W kwestii rejestrowania pacjentów przypomniała, że temat poruszano w ubiegłym roku. Dyrektor pokazała wtedy kilka kartek A4, na których zarejestrowane były rozmowy telefoniczne z czterech kolejnych dni. Były przypadki, że do godziny 9 - od momentu otwarcia rejestracji - było po 130 rozmów telefonicznych i prób rejestrowania się.
- Rejestracja się odbywa, państwo się nie mogą dodzwonić. Ja się z tym zgadzam, bo skoro pokazujemy, że jest tyle rozmów z dwóch godzin to znaczy, że ktoś w tym czasie dzwoni. Ja rozumiem frustracje i niezadowolenie, bo jak ja dzwoniłam do poradni chorób zakaźnych, też byłam zdenerwowana. Nie mogłam się dodzwonić, żeby pomóc jednemu pacjentowi - powiedziała.
Odnosząc się do kwestii zatrudniania lekarzy pediatrów zaznaczyła, że są problemy z zatrudnianiem lekarzy w ogóle. Ci coraz rzadziej, a nawet wcale nie chcą podejmować pracy z takich ośrodkach zdrowia, jak na przykład ten barciński.
Przykład? Od kilku lat w ośrodku zdrowia działała, finansowana przez gminę, konsultacyjna poradnia neurologiczna. W tym roku - po trzech konkursach - nie pojawił się żaden lekarz, chętny do pracy w poradni. Ta - mimo zabezpieczonych środków - nie będzie w tym roku działać. Problemy są także z zatrudnianiem pielęgniarek.
- Kiedy starałam się zatrudnić pielęgniarkę do gabinetu zabiegowego w Piechcinie też nie mogłam znaleźć. Pielęgniarka nie może od razu przyjść po szkole, musi mieć kursy, uprawnienia, bo to, że skończyła studia do niczego jej nie upoważnia. Ona musi przyjść przygotowana - dodała.

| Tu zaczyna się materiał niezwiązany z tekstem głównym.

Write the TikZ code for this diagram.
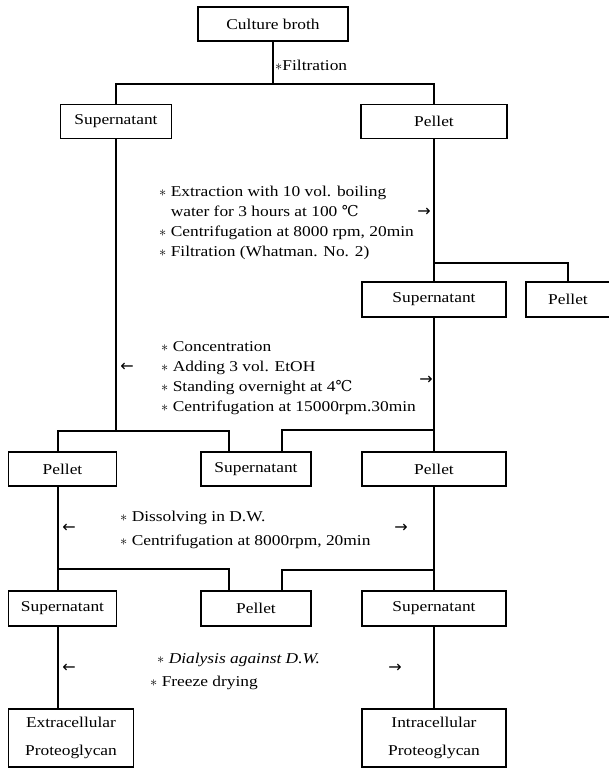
\documentclass[tikz,border=0pt]{standalone}
\usepackage{fontspec}
\setmainfont{Liberation Serif}[FakeStretch=1.16]
\newfontfamily\degfont{DejaVu Serif}
\newfontfamily\arrfont{DejaVu Sans}
\newcommand{\st}{$\ast$\ }
\begin{document}
\begin{tikzpicture}
  [x=1pt, y=-1pt,
   box/.style={draw, line width=1.4pt, inner sep=0pt, minimum height=34pt,
     font=\fontsize{15}{20}\selectfont},
   txt/.style={anchor=west, inner sep=0pt, align=left, font=\fontsize{15}{20}\selectfont},
   arr/.style={inner sep=0pt, font=\arrfont\fontsize{16}{16}\selectfont},
   link/.style={line width=1.2pt}]
  \useasboundingbox (0,0) rectangle (609,771);
  % boxes
  \node[box, minimum width=150pt] (broth) at (273,24) {Culture broth};
  \node[box, minimum width=111pt] (sup1) at (116,121.5) {Supernatant};
  \node[box, minimum width=146pt] (pel1) at (434,121.5) {Pellet};
  \node[box, minimum width=144pt, minimum height=35pt] (sup2) at (434,299.5) {Supernatant};
  \node[box, minimum width=84pt, minimum height=35pt] (pel2) at (568,299.5) {Pellet};
  \node[box, minimum width=108pt] (pel3L) at (62.5,469) {Pellet};
  \node[box, minimum width=110pt] (sup3) at (256,469) {Supernatant};
  \node[box, minimum width=144pt] (pel3R) at (434,469) {Pellet};
  \node[box, minimum width=108pt, minimum height=35pt] (sup4L) at (62.5,608.5) {Supernatant};
  \node[box, minimum width=110pt, minimum height=35pt] (pel4) at (256,608.5) {Pellet};
  \node[box, minimum width=144pt, minimum height=35pt] (sup4R) at (434,608.5) {Supernatant};
  \node[box, minimum width=125pt, minimum height=58pt, align=center] (extra) at (71,738)
    {Extracellular\\[8pt]Proteoglycan};
  \node[box, minimum width=144pt, minimum height=58pt, align=center] (intra) at (434,738)
    {Intracellular\\[8pt]Proteoglycan};
  % columns and junctions
  \coordinate (cL) at (58,0);
  \coordinate (cM) at (229,0);
  \coordinate (cN) at (282,0);
  \coordinate (j1) at (273,84);
  \coordinate (j2) at (434,263);
  \coordinate (j3) at (116,431);
  \coordinate (j4) at (434,430);
  \coordinate (j5) at (58,569);
  \coordinate (j6) at (434,570);
  % tree
  \draw[link] (broth) -- (j1);
  \draw[link] (sup1.north) |- (j1) -| (pel1.north);
  \draw[link] (pel1) -- (sup2);
  \draw[link] (j2) -| (pel2.north);
  \draw[link] (sup1) -- (j3);
  \draw[link] (cL |- pel3L.north) |- (j3) -| (cM |- sup3.north);
  \draw[link] (sup2) -- (pel3R);
  \draw[link] (j4) -| (cN |- sup3.north);
  \draw[link] (cL |- pel3L.south) -- (cL |- sup4L.north);
  \draw[link] (j5) -| (cM |- pel4.north);
  \draw[link] (pel3R) -- (sup4R);
  \draw[link] (j6) -| (cN |- pel4.north);
  \draw[link] (cL |- sup4L.south) -- (cL |- extra.north);
  \draw[link] (sup4R) -- (intra);
  % steps
  \node[txt] (filt) at (275,65) {$\ast$Filtration};
  \node[txt] (step1) at (159,222.5) {\st Extraction with 10 vol. boiling\\
    \phantom{\st}water for 3 hours at 100 {\degfont ℃}\\
    \st Centrifugation at 8000 rpm, 20min\\
    \st Filtration (Whatman. No. 2)};
  \node[txt] (step2) at (161,378) {\st Concentration\\
    \st Adding 3 vol. EtOH\\
    \st Standing overnight at 4{\degfont ℃}\\
    \st Centrifugation at 15000rpm.30min};
  \node[txt] (step3) at (120,530) {\st Dissolving in D.W.\\[4pt]
    \st Centrifugation at 8000rpm, 20min};
  \node[txt] (step4a) at (157,660) {\st\itshape Dialysis against D.W.};
  \node[txt] (step4b) at (150,683) {\st Freeze drying};
  % arrows
  \node[arr] (a1) at (424,212) {→};
  \node[arr] (a2) at (127,367) {←};
  \node[arr] (a3) at (426,380) {→};
  \node[arr] (a4) at (69,528) {←};
  \node[arr] (a5) at (401,528) {→};
  \node[arr] (a6) at (69,668) {←};
  \node[arr] (a7) at (395,668) {→};
\end{tikzpicture}
\end{document}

Dalej Alicja Wiczewska mówiła, że w tym okresie chorują również sami lekarze. Zachęcała, że jeśli nie zarejestrujemy się w ciągu dnia, po poradę można a nawet trzeba przychodzić po godzinie 18, na rozpoczynający się w ośrodku dyżur nocny.
Przy okazji poinformowała, że w czerwcu br. kończy się umowa na świadczenie opieki nocnej i świątecznej w SPZOZ w Barcinie. I tu też możemy mieć za chwilę problem. Dlaczego? Otóż mieszkańcy sąsiedniej gminy Dąbrowa na dyżury nocne i świąteczne wolą jeździć do Mogilna, nie do Barcina.
- W związku z tym może nam się zmniejszyć obwód i w Barcinie opieki nocnej nie będzie w ogóle. Wszystko zmierza do tego, żeby opiekę nocną zapewniały w przyszłości tylko szpitale - usłyszeliśmy.
Na koniec Alicja Wiczewska przyznała także rację w kwestii źle działającej strony internetowej i kolejek do lekarza medycyny pracy. Przypomniała, że lekarz medycyny pracy przyjmuje w barcińskiej placówce tylko raz w tygodniu.
- Chyba, iż mamy sygnał, że będzie większa ilość pracowników, wówczas umawiamy się i robimy dodatkowy dzień i wykonujemy badania lub wręcz jedziemy do pracodawcy, żeby odblokować tutaj kolejki.